### [Charts and diagrams as code]
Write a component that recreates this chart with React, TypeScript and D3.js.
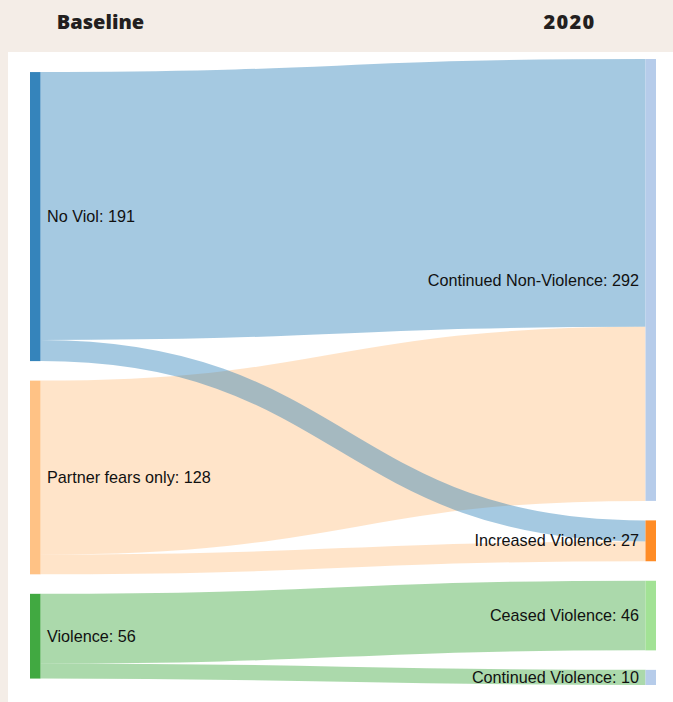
import React, { useMemo } from "react";
import * as d3 from "d3";

// ---- data ----
const nodeNames = [
  "No Viol",
  "Continued Non-Violence",
  "Increased Violence",
  "Partner fears only",
  "Violence",
  "Ceased Violence",
  "Continued Violence",
];
const linkSource = ["No Viol", "No Viol", "Partner fears only", "Partner fears only", "Violence", "Violence"];
const linkTarget = [
  "Continued Non-Violence",
  "Increased Violence",
  "Continued Non-Violence",
  "Increased Violence",
  "Ceased Violence",
  "Continued Violence",
];
const linkValue = [177, 14, 115, 13, 46, 10];
const columnTitles = ["Baseline", "2020"];
const category20 = [
  "#1f77b4", "#aec7e8", "#ff7f0e", "#ffbb78", "#2ca02c", "#98df8a",
  "#d62728", "#ff9896", "#9467bd", "#c5b0d5",
];

// ---- layout constants ----
const W = 673;
const H = 702;
const HEADER_H = 52;
const PANEL_X = 8;
const EXT_X0 = 30;
const EXT_X1 = 656;
const EXT_Y0 = 59;
const EXT_Y1 = 685;
const NODE_W = 10.5;
const NODE_PAD = 19.5;
const COLUMN_ALIGN = 0.67; // share of free space placed above a shorter column

type N = {
  name: string; value: number; layer: number; x0: number; y0: number; y1: number;
  sourceLinks: L[]; targetLinks: L[];
};
type L = { source: N; target: N; value: number; width: number; y0: number; y1: number };

function computeSankey() {
  const nodes: N[] = nodeNames.map((name) => ({
    name, value: 0, layer: 0, x0: 0, y0: 0, y1: 0, sourceLinks: [], targetLinks: [],
  }));
  const byName = new Map(nodes.map((n) => [n.name, n]));
  const links: L[] = linkValue.map((value, i) => ({
    source: byName.get(linkSource[i])!, target: byName.get(linkTarget[i])!, value, width: 0, y0: 0, y1: 0,
  }));
  links.forEach((l) => { l.source.sourceLinks.push(l); l.target.targetLinks.push(l); });
  nodes.forEach((n) => {
    n.value = Math.max(d3.sum(n.sourceLinks, (l) => l.value), d3.sum(n.targetLinks, (l) => l.value));
  });
  // layers (justified)
  let current = new Set(nodes);
  let depth = 0;
  while (current.size) {
    const next = new Set<N>();
    current.forEach((n) => { n.layer = depth; n.sourceLinks.forEach((l) => next.add(l.target)); });
    current = next;
    depth++;
  }
  const maxLayer = d3.max(nodes, (n) => n.layer)!;
  nodes.forEach((n) => { if (!n.sourceLinks.length) n.layer = maxLayer; });
  const xs = d3.scaleLinear().domain([0, maxLayer]).range([EXT_X0, EXT_X1 - NODE_W]);
  nodes.forEach((n) => (n.x0 = xs(n.layer)));

  const columns: N[][] = d3.range(maxLayer + 1).map((c) => nodes.filter((n) => n.layer === c));
  const ky = d3.min(columns, (c) => (EXT_Y1 - EXT_Y0 - (c.length - 1) * NODE_PAD) / d3.sum(c, (n) => n.value))!;
  const vy = d3.scaleLinear().domain([0, 1]).range([0, ky]);

  // pack each column and place it in the vertical extent
  for (const c of columns) {
    const total = vy(d3.sum(c, (n) => n.value)) + (c.length - 1) * NODE_PAD;
    let y = EXT_Y0 + (EXT_Y1 - EXT_Y0 - total) * COLUMN_ALIGN;
    for (const n of c) {
      n.y0 = y;
      n.y1 = y + vy(n.value);
      y = n.y1 + NODE_PAD;
    }
  }
  links.forEach((l) => (l.width = vy(l.value)));
  for (const n of nodes) {
    n.sourceLinks.sort((a, b) => a.target.y0 - b.target.y0);
    n.targetLinks.sort((a, b) => a.source.y0 - b.source.y0);
    let a = n.y0, b = n.y0;
    for (const l of n.sourceLinks) { l.y0 = a + l.width / 2; a += l.width; }
    for (const l of n.targetLinks) { l.y1 = b + l.width / 2; b += l.width; }
  }
  return { nodes, links, maxLayer };
}

export default function App() {
  const { nodes, links, maxLayer } = useMemo(computeSankey, []);
  const color = d3.scaleOrdinal<string, string>().range(category20);
  nodeNames.forEach((nm) => color(nm.replace(/ .*/, "")));
  const linkGen = d3.linkHorizontal<any, [number, number]>()
    .source((d: any) => d.s)
    .target((d: any) => d.t);
  const sortedLinks = links.slice().sort((a, b) => b.width - a.width);
  const titleX = [100.5, 569.5];

  return (
    <svg width={W} height={H} style={{ position: "absolute", left: 0, top: 0 }}>
      <rect x={0} y={0} width={W} height={H} fill="#f4ede7" />
      <rect x={PANEL_X} y={HEADER_H} width={W - PANEL_X} height={H - HEADER_H} fill="#ffffff" />
      {columnTitles.map((t, i) => (
        <text key={t} x={titleX[i]} y={28.5} textAnchor="middle"
          style={{
            fontFamily: "'Open Sans', sans-serif", fontWeight: 800, fontSize: 20,
            letterSpacing: i === 1 ? 1.3 : 0, fill: "#231f20",
          }}>
          {t}
        </text>
      ))}
      <g>
        {sortedLinks.map((l, i) => (
          <path key={i}
            d={linkGen({
              s: [l.source.x0 + NODE_W, l.y0],
              t: [l.target.x0, l.y1],
            } as any) || ""}
            fill="none"
            stroke={color(l.source.name.replace(/ .*/, ""))}
            strokeOpacity={0.4}
            strokeWidth={Math.max(1, l.width)} />
        ))}
      </g>
      <g>
        {nodes.map((n) => (
          <g key={n.name}>
            <rect x={n.x0} y={n.y0} width={NODE_W} height={n.y1 - n.y0}
              fill={color(n.name.replace(/ .*/, ""))} fillOpacity={0.9} />
            <text
              x={n.layer < maxLayer ? n.x0 + NODE_W + 6.5 : n.x0 - 6.5}
              y={(n.y0 + n.y1) / 2}
              dy="0.35em"
              textAnchor={n.layer < maxLayer ? "start" : "end"}
              style={{ fontFamily: "'Liberation Sans', Arial, sans-serif", fontSize: 16.2, fill: "#111" }}>
              {`${n.name}: ${n.value}`}
            </text>
          </g>
        ))}
      </g>
    </svg>
  );
}
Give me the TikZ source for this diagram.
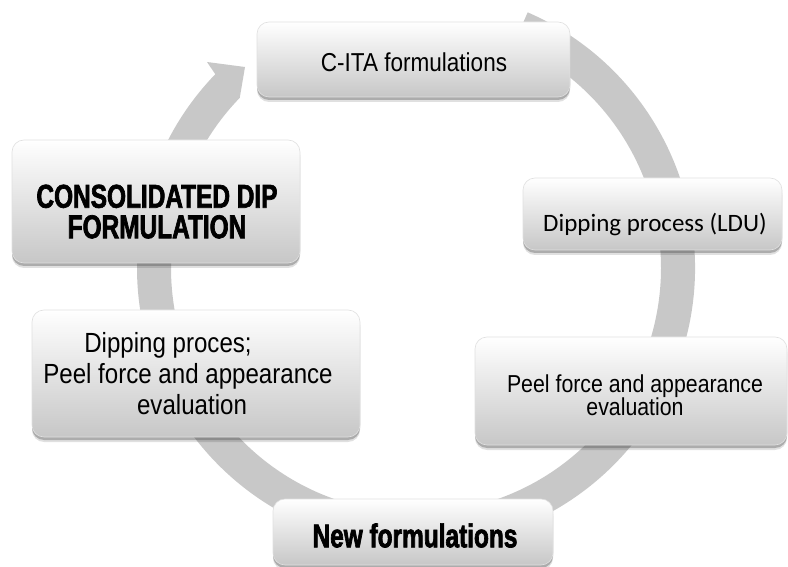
\documentclass[tikz,border=0pt]{standalone}
\usepackage{fontspec}
\setmainfont{Liberation Sans}
\newfontfamily\narrowfont[FakeStretch=0.87]{Liberation Sans}
\newfontfamily\heavyfont[FakeStretch=0.74,FakeBold=2]{Liberation Sans Bold}
\newfontfamily\calfont{Carlito}
\usetikzlibrary{shadows,calc}
\definecolor{ringgray}{RGB}{200,200,200}
\tikzset{
  card/.style={rounded corners=12pt, draw=black!12, line width=0.6pt, inner sep=0pt,
    top color=white, middle color=white, bottom color=black!22,
    drop shadow={shadow xshift=0pt, shadow yshift=-5pt, opacity=0.12, fill=black},
    drop shadow={shadow xshift=0pt, shadow yshift=-3pt, opacity=0.35, fill=black!70}},
  cardtext/.style={inner sep=0pt, align=center, text=black}
}
\begin{document}
\begin{tikzpicture}[x=1pt,y=1pt]
\useasboundingbox (0,0) rectangle (788,566);
\fill[white] (0,0) rectangle (788,566);
% ring arrow
\coordinate (C) at (416,298);
\coordinate (barbout) at (207,504);
\coordinate (tip) at (245,499);
\fill[ringgray] ([shift={(66.4:279)}]C) arc[start angle=66.4, end angle=-224, radius=279]
  -- (barbout) -- (tip) -- ([shift={(-224:245)}]C)
  arc[start angle=-224, end angle=66.4, radius=245] -- cycle;
% boxes
\node[card, minimum width=313pt, minimum height=75pt] (b1) at (413.5,506.5) {};
\node[card, minimum width=259pt, minimum height=72pt] (b2) at (652.5,352) {};
\node[card, minimum width=312pt, minimum height=108pt] (b3) at (631,175) {};
\node[card, minimum width=328pt, minimum height=127pt] (b4) at (196,192.5) {};
\node[card, minimum width=288pt, minimum height=123pt] (b5) at (156,364.5) {};
\node[card, minimum width=280pt, minimum height=66pt] (b6) at (413,34) {};
% texts
\node[cardtext, font=\narrowfont\fontsize{25.9}{28}\selectfont] (t1) at (414,503.3) {C-ITA formulations};
\node[cardtext, font=\calfont\fontsize{25}{28}\selectfont] (t2) at (655,341) {Dipping process (LDU)};
\node[cardtext, font=\narrowfont\fontsize{24.5}{23.5}\selectfont] (t3) at (635,171) {Peel force and appearance\\ evaluation};
\node[cardtext, font=\narrowfont\fontsize{27.7}{31}\selectfont] (t4) at (188,192.9) {Dipping proces;\rule{40pt}{0pt}\\ Peel force and appearance\\ \rule{8pt}{0pt}evaluation};
\node[cardtext, font=\heavyfont\fontsize{33}{30.5}\selectfont] (t5) at (157,354.4) {CONSOLIDATED DIP\\ FORMULATION};
\node[cardtext, font=\heavyfont\fontsize{33}{32}\selectfont] (t6) at (415,30.5) {New formulations};
\end{tikzpicture}
\end{document}
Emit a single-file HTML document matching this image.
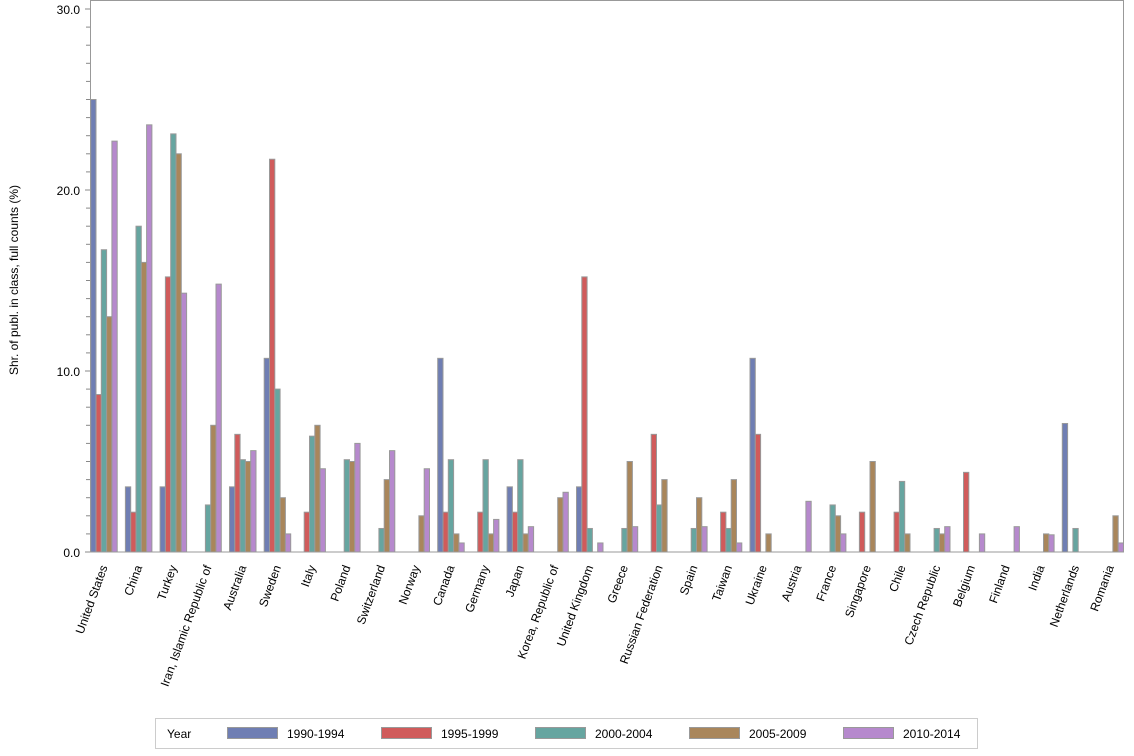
<!DOCTYPE html>
<html><head><meta charset="utf-8"><style>body{margin:0;background:#fff}svg{display:block;font-family:"Liberation Sans",Arial,sans-serif}</style></head><body>
<svg id="s" width="1134" height="756" xmlns="http://www.w3.org/2000/svg">
<rect x="0" y="0" width="1134" height="756" fill="#fff"/>
<g id="g"></g>
<text transform="translate(18,280) rotate(-90)" text-anchor="middle" font-size="12" fill="#000">Shr. of publ. in class, full counts (%)</text>
<rect x="155.5" y="718.5" width="822" height="30" fill="#fff" stroke="#ccc"/>
<text x="167" y="738" font-size="12">Year</text>
<rect x="227.5" y="727.5" width="50" height="11" fill="#6f7eb3" stroke="#999"/><text x="287" y="738" font-size="12">1990-1994</text>
<rect x="381.5" y="727.5" width="50" height="11" fill="#d05b5b" stroke="#999"/><text x="441" y="738" font-size="12">1995-1999</text>
<rect x="535.5" y="727.5" width="50" height="11" fill="#66a5a0" stroke="#999"/><text x="595" y="738" font-size="12">2000-2004</text>
<rect x="689.5" y="727.5" width="50" height="11" fill="#a9865b" stroke="#999"/><text x="749" y="738" font-size="12">2005-2009</text>
<rect x="843.5" y="727.5" width="50" height="11" fill="#b689cd" stroke="#999"/><text x="903" y="738" font-size="12">2010-2014</text>
</svg>
<script>
const names=["United States","China","Turkey","Iran, Islamic Republic of","Australia","Sweden","Italy","Poland","Switzerland","Norway","Canada","Germany","Japan","Korea, Republic of","United Kingdom","Greece","Russian Federation","Spain","Taiwan","Ukraine","Austria","France","Singapore","Chile","Czech Republic","Belgium","Finland","India","Netherlands","Romania"];
const v=[[25,8.7,16.7,13,22.7],[3.6,2.2,18,16,23.6],[3.6,15.2,23.1,22,14.3],[0,0,2.6,7,14.8],[3.6,6.5,5.1,5,5.6],[10.7,21.7,9,3,1],[0,2.2,6.4,7,4.6],[0,0,5.1,5,6],[0,0,1.3,4,5.6],[0,0,0,2,4.6],[10.7,2.2,5.1,1,0.5],[0,2.2,5.1,1,1.8],[3.6,2.2,5.1,1,1.4],[0,0,0,3,3.3],[3.6,15.2,1.3,0,0.5],[0,0,1.3,5,1.4],[0,6.5,2.6,4,0],[0,0,1.3,3,1.4],[0,2.2,1.3,4,0.5],[10.7,6.5,0,1,0],[0,0,0,0,2.8],[0,0,2.6,2,1],[0,2.2,0,5,0],[0,2.2,3.9,1,0],[0,0,1.3,1,1.4],[0,4.4,0,0,1],[0,0,0,0,1.4],[0,0,0,1,0.95],[7.1,0,1.3,0,0],[0,0,0,2,0.5]];
const col=["#6f7eb3","#d05b5b","#66a5a0","#a9865b","#b689cd"];
const y0=552,k=18.1,d=34.7,bw=5.3,x0=90.7;
let h='';
for(let i=0;i<=30;i++){const y=y0-i*k;h+=`<line x1="${i%10?86:85}" x2="90" y1="${y}" y2="${y}" stroke="#888"/>`;if(i%10==0)h+=`<text x="80" y="${y+5}" text-anchor="end" font-size="12">${i}.0</text>`;}
names.forEach((n,i)=>{const gx=x0+i*d;v[i].forEach((val,j)=>{if(val>0){const hh=val*k;h+=`<rect x="${gx+j*bw}" y="${y0-hh}" width="${bw}" height="${hh}" fill="${col[j]}" stroke="#999" stroke-width="1"/>`;}});
const cx=gx+13+4;h+=`<text transform="translate(${cx},567) rotate(-70)" text-anchor="end" font-size="12">${n}</text>`;});
h+=`<rect x="90.5" y="0.5" width="1033" height="${y0-0.5}" fill="none" stroke="#999"/>`;
document.getElementById('g').innerHTML=h;
</script>
</body></html>
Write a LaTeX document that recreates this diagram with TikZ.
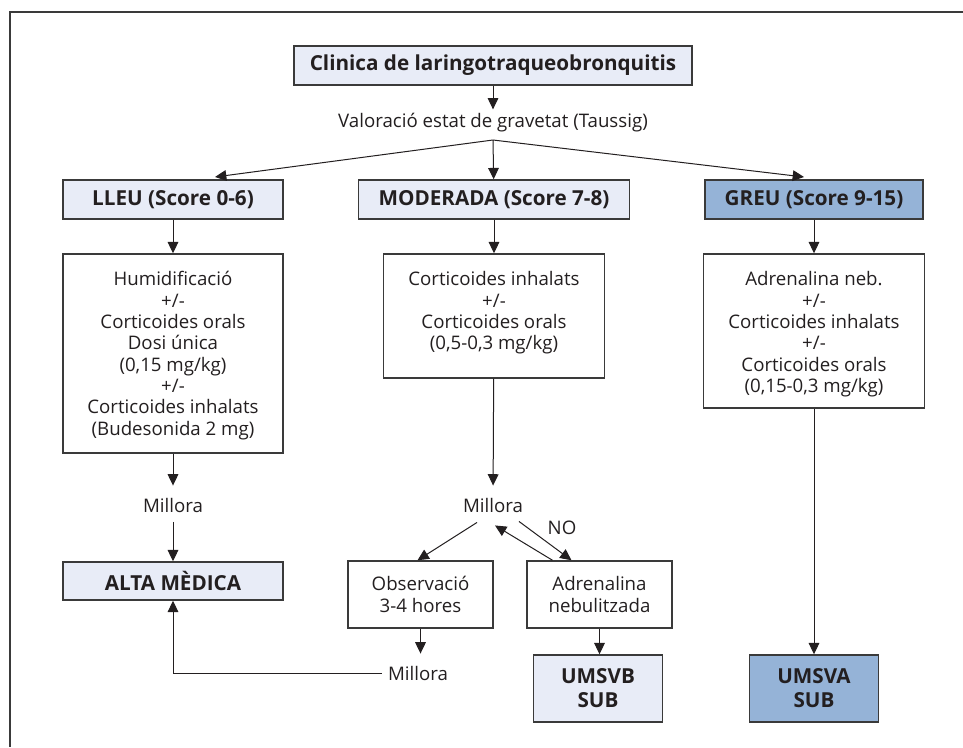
\documentclass[tikz,border=0pt]{standalone}
\usepackage{fontspec}
\setmainfont{Open Sans}
\usetikzlibrary{arrows.meta,calc,shadows}
\definecolor{ink}{HTML}{231F20}
\definecolor{boxline}{HTML}{3A3A3A}
\definecolor{palefill}{HTML}{E8ECF7}
\definecolor{deepfill}{HTML}{95B3D7}
\begin{document}
\begin{tikzpicture}[x=0.75pt,y=-0.75pt,
  txt/.style={text=ink,font=\fontsize{14}{16}\selectfont,inner sep=0pt,align=center},
  frm/.style={draw=boxline,line width=1.1pt,inner sep=0pt,
    drop shadow={shadow xshift=0.6pt,shadow yshift=-0.6pt,fill=boxline,opacity=0.8}},
  dim/.style 2 args={minimum width=#1*0.75pt,minimum height=#2*0.75pt},
  head/.style={frm,fill=palefill,text=ink,align=center,
    font=\fontsize{15.5}{18}\selectfont\bfseries},
  headdeep/.style={head,fill=deepfill},
  plainbox/.style={frm,fill=white},
  smallbox/.style={plainbox,txt,font=\fontsize{14}{16.5}\selectfont},
  conn/.style={draw=ink,line width=0.75pt,-{Triangle[length=8.5pt,width=8pt]}},
]
\useasboundingbox (0,0) rectangle (963,747);
\fill[white] (0,0) rectangle (963,747);
% outer frame (top and left edges only)
\draw[boxline,line width=2.2pt] (963,12) -- (10,12) -- (10,747);

% header and assessment
\node[head,dim={398}{39}] (title) at (493,65.5) {Clinica de laringotraqueobronquitis};
\node[txt] (val) at (493,123) {Valoració estat de gravetat (Taussig)};
\coordinate (split) at (493,140);
\coordinate (lt) at (215,177);
\coordinate (rt) at (804,177);

% severity levels
\node[head,dim={220}{39}] (lleu) at (173,199.5) {LLEU (Score 0-6)};
\node[head,dim={271}{39}] (mod) at (494,199.5) {MODERADA (Score 7-8)};
\node[headdeep,dim={218}{39}] (greu) at (814,199.5) {GREU (Score 9-15)};

% treatments
\node[plainbox,dim={220}{199}] (tl) at (173,353.5) {};
\node[txt,anchor=north] (tltext) at ($(tl.north)+(0,18)$)
  {Humidificació\\+/-\\Corticoides orals\\Dosi única\\(0,15 mg/kg)\\+/-\\Corticoides inhalats\\(Budesonida 2 mg)};
\node[plainbox,dim={221}{124}] (mt) at (494,316) {};
\node[txt,anchor=north] (mttext) at ($(mt.north)+(0,18)$)
  {Corticoides inhalats\\+/-\\Corticoides orals\\(0,5-0,3 mg/kg)};
\node[plainbox,dim={221}{154}] (gt) at (814,331) {};
\node[txt,anchor=north] (gttext) at ($(gt.north)+(0,18)$)
  {Adrenalina neb.\\+/-\\Corticoides inhalats\\+/-\\Corticoides orals\\(0,15-0,3 mg/kg)};

% outcomes
\node[txt] (lmill) at (173,505) {Millora};
\node[head,dim={220}{38}] (alta) at (173,581) {ALTA MÈDICA};
\node[txt] (mmill) at (493,505) {Millora};
\node[smallbox,dim={145}{67}] (obs) at (420.5,594.5) {Observació\\3-4 hores};
\node[smallbox,dim={145}{67}] (adr) at (599.5,594.5) {Adrenalina\\nebulitzada};
\node[txt] (no) at (562,528) {NO};
\node[txt] (bmill) at (418,673) {Millora};
\node[head,dim={129}{67}] (umsvb) at (598,688.5) {UMSVB\\SUB};
\node[headdeep,dim={129}{67}] (umsva) at (814,688.5) {UMSVA\\SUB};

% connectors
\draw[conn,shorten >=3pt] (title) -- (val);
\draw[conn] (split) -- (lt);
\draw[conn] (split) -- (mod);
\draw[conn] (split) -- (rt);
\draw[conn] (lleu) -- (tl);
\draw[conn] (mod) -- (mt);
\draw[conn] (greu) -- (gt);
\draw[conn,shorten >=9pt] (tl) -- (lmill);
\draw[conn,shorten <=7pt] (lmill) -- (alta);
\draw[conn,shorten >=9pt] (mt) -- (mmill);
\draw[conn] ($(mmill.south)+(-16,10)$) -- ($(obs.north)+(-3,0)$);
\draw[conn] ($(mmill.south)+(26,9)$) -- ($(adr.north)+(-28,0)$);
\draw[conn] ($(adr.north)+(-47,0)$) -- ($(mmill.south)+(2,13)$);
\draw[conn,shorten >=9pt] (obs.south) -- (obs.south |- bmill.north);
\draw[conn] ($(bmill.west)+(-6,0)$) -| (alta.south);
\draw[conn] (adr.south) -- (adr.south |- umsvb.north);
\draw[conn] (gt.south) -- (gt.south |- umsva.north);
\end{tikzpicture}
\end{document}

### [Problem to solve]
The images in the entries above should be left out; please reproduce exactly the lines from the first through the one containing "N; target: N;".

### [Solution to the exercise]
Write a component that recreates this chart with React, TypeScript and D3.js.
import React, { useMemo } from "react";
import * as d3 from "d3";

// ---- data ----
const nodeNames = [
  "No Viol",
  "Continued Non-Violence",
  "Increased Violence",
  "Partner fears only",
  "Violence",
  "Ceased Violence",
  "Continued Violence",
];
const linkSource = ["No Viol", "No Viol", "Partner fears only", "Partner fears only", "Violence", "Violence"];
const linkTarget = [
  "Continued Non-Violence",
  "Increased Violence",
  "Continued Non-Violence",
  "Increased Violence",
  "Ceased Violence",
  "Continued Violence",
];
const linkValue = [177, 14, 115, 13, 46, 10];
const columnTitles = ["Baseline", "2020"];
const category20 = [
  "#1f77b4", "#aec7e8", "#ff7f0e", "#ffbb78", "#2ca02c", "#98df8a",
  "#d62728", "#ff9896", "#9467bd", "#c5b0d5",
];

// ---- layout constants ----
const W = 673;
const H = 702;
const HEADER_H = 52;
const PANEL_X = 8;
const EXT_X0 = 30;
const EXT_X1 = 656;
const EXT_Y0 = 59;
const EXT_Y1 = 685;
const NODE_W = 10.5;
const NODE_PAD = 19.5;
const COLUMN_ALIGN = 0.67; // share of free space placed above a shorter column

type N = {
  name: string; value: number; layer: number; x0: number; y0: number; y1: number;
  sourceLinks: L[]; targetLinks: L[];
};
type L = { source: N; target: N; value: number; width: number; y0: number; y1: number };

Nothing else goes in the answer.